Interruptions are the biggest time waster for any busy professional. Working remotely helps increase productivity by minimizing interruptions while keeping the lawyer connected to the office and able to handle any emergencies that may arise. Lawyers across the board have reported that when the lawyer is in the office and staff knows the lawyer can answer a question, the staff gets lazy – they’ll ask the lawyer rather than figuring it out themselves. But when the lawyer is working remotely, staff is less likely to contact the lawyer or partner with small questions.
Not only does working remotely minimize staff interruptions, but it minimizes client interruptions as well. While some office locations may be ideal for attracting ‘drop in’ business, those locations may also encourage clients to believe that they can come to the office any time, without an appointment, and expect the lawyer to drop anything to meet with them. While client service is important, this behavior can be a productivity killer. It’s much more difficult for a client to understand that a lawyer is in the office but ‘too busy’ to see them right away than it is for a client to accept that the lawyer cannot see them because she is out of the office, in court, or attending a meeting.

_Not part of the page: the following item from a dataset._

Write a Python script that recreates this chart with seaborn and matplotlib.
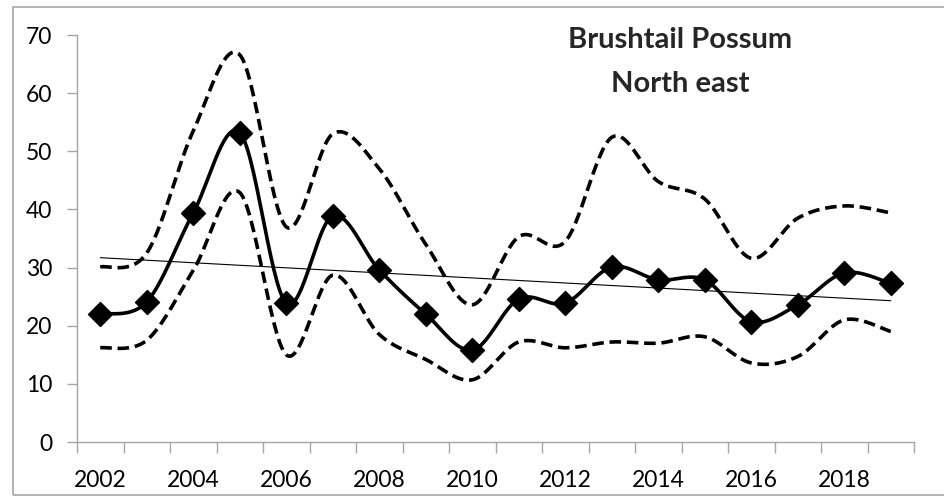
import numpy as np
import pandas as pd
import matplotlib
matplotlib.use('Agg')
import matplotlib.pyplot as plt
import seaborn as sns
from matplotlib.patches import Rectangle

# Data
years = list(range(2002, 2020))
mean_count = [22.0, 24.1, 39.4, 53.2, 23.9, 38.9, 29.6, 22.0, 15.8, 24.6,
              23.9, 30.1, 27.9, 27.9, 20.7, 23.6, 29.1, 27.3]
upper_ci = [30.1, 32.5, 53.5, 66.6, 37.0, 53.0, 47.0, 34.0, 23.6, 35.3,
            34.5, 52.4, 44.8, 41.8, 31.6, 38.5, 40.6, 39.4]
lower_ci = [16.2, 17.5, 29.5, 42.9, 15.0, 28.7, 18.5, 14.2, 10.7, 17.2,
            16.2, 17.2, 17.0, 18.1, 13.6, 14.7, 21.0, 19.0]


def smooth(y, n=30):
    # Excel style smoothed line (Catmull-Rom bezier)
    pts = np.column_stack([np.arange(len(y)), y]).astype(float)
    ext = np.vstack([pts[0], pts, pts[-1]])
    xs, ys = [], []
    for i in range(len(pts) - 1):
        p0, p1, p2, p3 = ext[i], ext[i + 1], ext[i + 2], ext[i + 3]
        c1 = p1 + (p2 - p0) / 6
        c2 = p2 - (p3 - p1) / 6
        t = np.linspace(0, 1, n, endpoint=(i == len(pts) - 2))[:, None]
        b = (1 - t) ** 3 * p1 + 3 * (1 - t) ** 2 * t * c1 + 3 * (1 - t) * t ** 2 * c2 + t ** 3 * p2
        xs.extend(b[:, 0])
        ys.extend(b[:, 1])
    return np.array(xs), np.array(ys)


sns.set_style("white")
plt.rcParams['font.family'] = ['Lato', 'DejaVu Sans']

df = pd.DataFrame({'idx': np.arange(len(years)), 'mean': mean_count})

fig = plt.figure(figsize=(9.44, 4.98), dpi=100)
ax = fig.add_axes([77 / 944, 1 - 442 / 498, (914 - 77) / 944, (442 - 35) / 498])

dash = (0, (3.2, 1.6))
for series in [upper_ci, lower_ci]:
    sx, sy = smooth(series)
    sns.lineplot(x=sx, y=sy, sort=False, estimator=None, ax=ax, color='black',
                 lw=2.6, linestyle=dash, dash_capstyle='butt')

sx, sy = smooth(mean_count)
sns.lineplot(x=sx, y=sy, sort=False, estimator=None, ax=ax, color='black', lw=2.6)

# linear trend of the mean
sns.regplot(data=df, x='idx', y='mean', ax=ax, scatter=False, ci=None, truncate=True,
            line_kws={'color': 'black', 'lw': 0.8})

sns.scatterplot(data=df, x='idx', y='mean', ax=ax, marker='D', s=150, color='black',
                edgecolor='black', zorder=5)

ax.set_xlim(-0.5, len(years) - 0.5)
ax.set_ylim(0, 70)
ax.set_yticks(range(0, 71, 10))
ax.set_xticks(np.arange(0, len(years), 2))
ax.set_xticklabels([str(y) for y in years[::2]])
ax.set_xticks(np.arange(-0.5, len(years), 1), minor=True)
ax.set_xlabel('')
ax.set_ylabel('')

for side in ['top', 'right']:
    ax.spines[side].set_visible(False)
for side in ['left', 'bottom']:
    ax.spines[side].set_color('#a6a6a6')
    ax.spines[side].set_linewidth(1.0)

ax.tick_params(axis='y', which='major', left=True, length=7, width=1, color='#a6a6a6',
               labelsize=16.5, pad=11, labelcolor='black')
ax.tick_params(axis='x', which='major', bottom=False, length=0, labelsize=16.5, pad=20,
               labelcolor='black')
ax.tick_params(axis='x', which='minor', bottom=True, length=8, width=1, color='#a6a6a6')

fig.text(680 / 944, 1 - 48 / 498, 'Brushtail Possum', ha='center', va='baseline',
         fontsize=21, fontweight='bold')
fig.text(680 / 944, 1 - 92 / 498, 'North east', ha='center', va='baseline',
         fontsize=21, fontweight='bold')

fig.add_artist(Rectangle((13 / 944, 3 / 498), 1.0, (495 - 7) / 498, transform=fig.transFigure,
                         fill=False, edgecolor='#a6a6a6', lw=1.2, clip_on=False))

fig.savefig('out.png', dpi=100)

In those cases, clients are also more willing to allow someone else in the office to address their problem or question if it doesn’t require the lawyer’s specific advice or expertise.
While larger firms may use their own VPNs or set up a terminal server with the help of their IT professional, there are plenty of options for solos and small firms as well. The Law Practice Management section of the ABA recently published an article by Sharon Nelson, John Simek and Michael Maschke entitled, “Remote Access Tools and Tips for Solo and Small Firm Lawyers,” which can be found here: http://www.abanet.org/lpm/magazine/articles/v35/is2/pg22.shtml. That article gives a good overview of remote access options and tips to consider.
The lawyers and law firms that have implemented remote access policies have found them to be invaluable. Lawyers no longer need to be tied to their office. They can go home at a reasonable hour and go back to work a few hours later, but without the commute. And Foley has found unexpected advantages as well: not only does the remote access system perform better than she expected and allow her to spend more time out of the office, but she also sleeps better at night. When awakened by a nagging fear that she may have missed a deadline or forgotten to complete a project, rather than fretting all night and losing sleep, Foley simply logs into her office using her VPN, confirms the deadline was met and the work was done and goes back to sleep.
Regardless of which option you choose, remote access can help decrease stress, increase flexibility and productivity and save money and help you sleep better at night – what more could you ask for?